DATA.

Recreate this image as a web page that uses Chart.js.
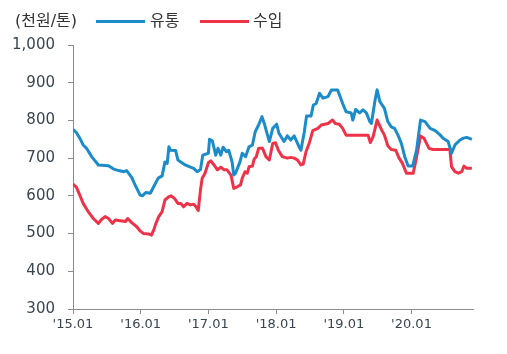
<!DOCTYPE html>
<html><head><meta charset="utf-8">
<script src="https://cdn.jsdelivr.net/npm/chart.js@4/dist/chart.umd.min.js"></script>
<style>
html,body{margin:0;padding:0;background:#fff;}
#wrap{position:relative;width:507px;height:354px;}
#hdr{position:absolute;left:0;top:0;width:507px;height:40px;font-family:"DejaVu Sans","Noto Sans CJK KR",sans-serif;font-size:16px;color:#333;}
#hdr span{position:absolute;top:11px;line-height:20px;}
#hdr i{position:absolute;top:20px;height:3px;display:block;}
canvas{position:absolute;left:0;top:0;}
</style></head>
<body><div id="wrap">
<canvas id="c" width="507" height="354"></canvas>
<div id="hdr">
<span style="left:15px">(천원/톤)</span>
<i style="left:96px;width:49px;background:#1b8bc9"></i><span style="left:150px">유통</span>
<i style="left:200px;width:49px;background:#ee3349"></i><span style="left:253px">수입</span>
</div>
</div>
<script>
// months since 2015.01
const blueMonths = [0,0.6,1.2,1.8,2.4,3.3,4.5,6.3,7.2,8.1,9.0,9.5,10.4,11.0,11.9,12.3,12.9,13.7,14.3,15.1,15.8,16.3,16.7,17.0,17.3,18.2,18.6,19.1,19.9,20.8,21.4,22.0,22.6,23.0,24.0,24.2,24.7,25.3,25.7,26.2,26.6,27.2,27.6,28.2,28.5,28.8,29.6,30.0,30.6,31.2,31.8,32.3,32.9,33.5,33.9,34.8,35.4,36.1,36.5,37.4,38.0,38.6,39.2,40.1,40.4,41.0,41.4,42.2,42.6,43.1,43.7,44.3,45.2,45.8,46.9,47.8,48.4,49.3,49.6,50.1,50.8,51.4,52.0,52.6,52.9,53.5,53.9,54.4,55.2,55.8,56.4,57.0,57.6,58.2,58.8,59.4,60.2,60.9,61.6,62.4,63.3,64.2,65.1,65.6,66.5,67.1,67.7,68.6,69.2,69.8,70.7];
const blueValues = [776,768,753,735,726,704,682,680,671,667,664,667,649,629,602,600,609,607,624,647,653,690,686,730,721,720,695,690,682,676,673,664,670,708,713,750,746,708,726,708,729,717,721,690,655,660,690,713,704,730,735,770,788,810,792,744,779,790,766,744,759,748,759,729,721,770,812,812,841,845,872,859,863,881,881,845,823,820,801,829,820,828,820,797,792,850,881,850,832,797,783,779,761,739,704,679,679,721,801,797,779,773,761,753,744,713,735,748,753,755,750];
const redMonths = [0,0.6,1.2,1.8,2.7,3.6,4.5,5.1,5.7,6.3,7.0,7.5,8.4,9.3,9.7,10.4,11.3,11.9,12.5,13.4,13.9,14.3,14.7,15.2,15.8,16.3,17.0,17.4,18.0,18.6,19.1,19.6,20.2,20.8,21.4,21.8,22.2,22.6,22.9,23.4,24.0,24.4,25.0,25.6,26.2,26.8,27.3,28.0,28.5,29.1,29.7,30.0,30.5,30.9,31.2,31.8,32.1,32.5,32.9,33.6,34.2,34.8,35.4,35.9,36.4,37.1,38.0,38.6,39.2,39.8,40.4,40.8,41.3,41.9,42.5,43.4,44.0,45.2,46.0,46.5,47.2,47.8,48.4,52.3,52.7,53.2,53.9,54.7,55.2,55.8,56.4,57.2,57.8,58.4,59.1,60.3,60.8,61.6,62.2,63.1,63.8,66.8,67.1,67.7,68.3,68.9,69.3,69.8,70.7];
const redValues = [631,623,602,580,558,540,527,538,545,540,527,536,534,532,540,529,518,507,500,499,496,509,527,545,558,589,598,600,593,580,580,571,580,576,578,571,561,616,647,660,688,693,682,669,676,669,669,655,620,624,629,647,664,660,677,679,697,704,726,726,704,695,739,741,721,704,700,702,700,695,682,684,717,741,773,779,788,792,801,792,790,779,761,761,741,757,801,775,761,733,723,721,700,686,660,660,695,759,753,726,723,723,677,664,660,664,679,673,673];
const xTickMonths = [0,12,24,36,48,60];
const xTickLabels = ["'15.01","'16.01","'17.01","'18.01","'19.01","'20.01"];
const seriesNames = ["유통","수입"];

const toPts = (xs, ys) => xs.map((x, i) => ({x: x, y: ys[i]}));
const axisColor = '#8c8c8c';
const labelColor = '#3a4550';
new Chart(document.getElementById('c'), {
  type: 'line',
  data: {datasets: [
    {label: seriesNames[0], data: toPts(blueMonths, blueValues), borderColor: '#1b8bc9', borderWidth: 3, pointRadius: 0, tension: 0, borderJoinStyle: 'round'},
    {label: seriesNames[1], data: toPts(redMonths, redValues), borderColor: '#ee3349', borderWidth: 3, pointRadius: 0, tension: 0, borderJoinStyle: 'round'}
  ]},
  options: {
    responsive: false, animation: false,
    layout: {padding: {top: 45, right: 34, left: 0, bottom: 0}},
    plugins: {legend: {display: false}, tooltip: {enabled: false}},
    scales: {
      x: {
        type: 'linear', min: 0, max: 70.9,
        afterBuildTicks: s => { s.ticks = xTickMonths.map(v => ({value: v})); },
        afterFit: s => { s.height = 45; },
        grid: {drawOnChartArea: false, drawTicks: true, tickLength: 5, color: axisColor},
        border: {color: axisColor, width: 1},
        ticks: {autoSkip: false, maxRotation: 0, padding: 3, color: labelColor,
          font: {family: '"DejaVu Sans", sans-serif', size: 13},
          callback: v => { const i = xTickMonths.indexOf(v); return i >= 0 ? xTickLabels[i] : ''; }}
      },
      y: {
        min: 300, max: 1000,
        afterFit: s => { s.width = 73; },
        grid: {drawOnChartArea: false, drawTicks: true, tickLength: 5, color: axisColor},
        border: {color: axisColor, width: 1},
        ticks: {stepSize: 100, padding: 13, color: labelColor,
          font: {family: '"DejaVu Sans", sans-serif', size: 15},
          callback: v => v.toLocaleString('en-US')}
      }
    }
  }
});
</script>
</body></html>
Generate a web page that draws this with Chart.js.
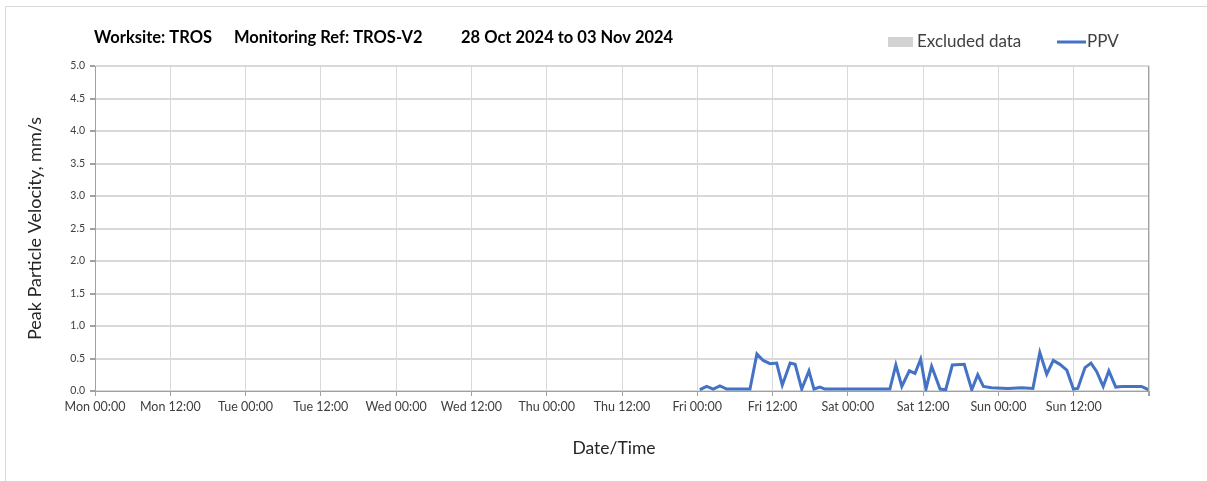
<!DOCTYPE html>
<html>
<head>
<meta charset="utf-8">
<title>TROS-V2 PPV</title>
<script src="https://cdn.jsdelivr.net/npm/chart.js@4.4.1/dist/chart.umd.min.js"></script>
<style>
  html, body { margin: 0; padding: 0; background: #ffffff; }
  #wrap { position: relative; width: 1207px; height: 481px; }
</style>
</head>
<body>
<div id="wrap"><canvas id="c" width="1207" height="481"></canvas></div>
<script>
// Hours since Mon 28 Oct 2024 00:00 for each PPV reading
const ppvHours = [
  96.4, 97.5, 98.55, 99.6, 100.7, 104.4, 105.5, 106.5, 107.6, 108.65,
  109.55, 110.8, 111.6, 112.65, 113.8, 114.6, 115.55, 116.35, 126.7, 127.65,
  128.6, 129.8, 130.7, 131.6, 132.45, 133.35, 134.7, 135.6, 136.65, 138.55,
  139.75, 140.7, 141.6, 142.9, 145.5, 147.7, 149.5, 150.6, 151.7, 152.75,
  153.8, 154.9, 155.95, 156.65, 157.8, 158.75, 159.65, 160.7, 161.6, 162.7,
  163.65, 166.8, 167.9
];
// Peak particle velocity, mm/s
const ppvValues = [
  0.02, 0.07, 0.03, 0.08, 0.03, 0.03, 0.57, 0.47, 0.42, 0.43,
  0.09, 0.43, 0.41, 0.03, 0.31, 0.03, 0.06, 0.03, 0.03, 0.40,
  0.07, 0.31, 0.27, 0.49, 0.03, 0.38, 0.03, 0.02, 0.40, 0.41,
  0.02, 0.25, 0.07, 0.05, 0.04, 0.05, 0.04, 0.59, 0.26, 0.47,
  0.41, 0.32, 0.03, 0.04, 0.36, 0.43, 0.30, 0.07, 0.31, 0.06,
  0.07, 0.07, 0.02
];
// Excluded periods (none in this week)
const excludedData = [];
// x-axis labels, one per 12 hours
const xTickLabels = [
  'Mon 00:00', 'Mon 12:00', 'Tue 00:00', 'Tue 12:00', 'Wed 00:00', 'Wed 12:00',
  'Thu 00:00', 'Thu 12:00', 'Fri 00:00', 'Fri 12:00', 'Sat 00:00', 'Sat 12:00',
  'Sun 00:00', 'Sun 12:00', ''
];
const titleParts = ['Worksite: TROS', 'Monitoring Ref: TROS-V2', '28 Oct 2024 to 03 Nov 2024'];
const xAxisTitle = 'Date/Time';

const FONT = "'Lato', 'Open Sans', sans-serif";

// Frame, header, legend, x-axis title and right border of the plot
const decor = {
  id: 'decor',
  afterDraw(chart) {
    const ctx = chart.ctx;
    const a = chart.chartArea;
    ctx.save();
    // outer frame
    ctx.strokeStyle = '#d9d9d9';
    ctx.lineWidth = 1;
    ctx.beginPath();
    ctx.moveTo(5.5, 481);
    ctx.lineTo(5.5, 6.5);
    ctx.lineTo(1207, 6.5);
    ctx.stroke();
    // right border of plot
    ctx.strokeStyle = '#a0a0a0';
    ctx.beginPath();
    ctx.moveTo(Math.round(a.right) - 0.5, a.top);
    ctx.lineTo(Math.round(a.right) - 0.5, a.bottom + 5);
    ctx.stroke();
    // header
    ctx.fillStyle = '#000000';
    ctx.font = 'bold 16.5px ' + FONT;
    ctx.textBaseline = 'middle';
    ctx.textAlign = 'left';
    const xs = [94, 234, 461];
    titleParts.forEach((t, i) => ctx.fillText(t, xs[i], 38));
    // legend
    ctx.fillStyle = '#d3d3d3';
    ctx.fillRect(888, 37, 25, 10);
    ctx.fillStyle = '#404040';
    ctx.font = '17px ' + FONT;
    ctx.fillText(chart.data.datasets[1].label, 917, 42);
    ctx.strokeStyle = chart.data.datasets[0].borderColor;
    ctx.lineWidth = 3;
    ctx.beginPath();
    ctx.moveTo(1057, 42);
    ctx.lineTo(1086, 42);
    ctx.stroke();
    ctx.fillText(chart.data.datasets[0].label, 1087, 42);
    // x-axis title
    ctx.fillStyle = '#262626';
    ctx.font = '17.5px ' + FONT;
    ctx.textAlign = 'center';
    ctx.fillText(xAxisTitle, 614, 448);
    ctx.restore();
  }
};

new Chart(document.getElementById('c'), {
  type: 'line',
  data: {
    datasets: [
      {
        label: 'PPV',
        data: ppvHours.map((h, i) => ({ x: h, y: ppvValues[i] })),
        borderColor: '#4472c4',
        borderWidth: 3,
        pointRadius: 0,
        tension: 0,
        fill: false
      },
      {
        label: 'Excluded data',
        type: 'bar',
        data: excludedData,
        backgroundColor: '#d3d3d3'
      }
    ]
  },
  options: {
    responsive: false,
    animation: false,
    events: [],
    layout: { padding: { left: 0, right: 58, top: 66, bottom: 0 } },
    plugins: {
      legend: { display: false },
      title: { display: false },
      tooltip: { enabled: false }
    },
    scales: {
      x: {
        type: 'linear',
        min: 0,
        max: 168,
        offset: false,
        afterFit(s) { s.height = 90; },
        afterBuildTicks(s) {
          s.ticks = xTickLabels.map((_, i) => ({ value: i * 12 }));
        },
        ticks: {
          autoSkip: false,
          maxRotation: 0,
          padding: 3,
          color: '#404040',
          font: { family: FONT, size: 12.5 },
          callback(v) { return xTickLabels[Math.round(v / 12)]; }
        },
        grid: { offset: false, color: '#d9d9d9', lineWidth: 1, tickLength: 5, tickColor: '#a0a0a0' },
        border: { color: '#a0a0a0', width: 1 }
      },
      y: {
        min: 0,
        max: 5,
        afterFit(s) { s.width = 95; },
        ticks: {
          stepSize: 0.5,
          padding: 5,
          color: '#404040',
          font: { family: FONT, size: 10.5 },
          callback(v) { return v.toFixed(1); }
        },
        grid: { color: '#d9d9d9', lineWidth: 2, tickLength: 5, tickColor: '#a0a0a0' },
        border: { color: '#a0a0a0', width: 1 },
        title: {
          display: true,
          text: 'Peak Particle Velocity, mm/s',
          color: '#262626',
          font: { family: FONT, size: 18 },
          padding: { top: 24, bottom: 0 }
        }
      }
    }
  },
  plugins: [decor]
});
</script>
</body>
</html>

WHAT TO PRODUCE.
Look through the entries above. Extract each line with the word "that".

RESPONSE TO THIS TASK.
Recreate this image as a web page that uses Chart.js.
Generate a web page that draws this with Chart.js.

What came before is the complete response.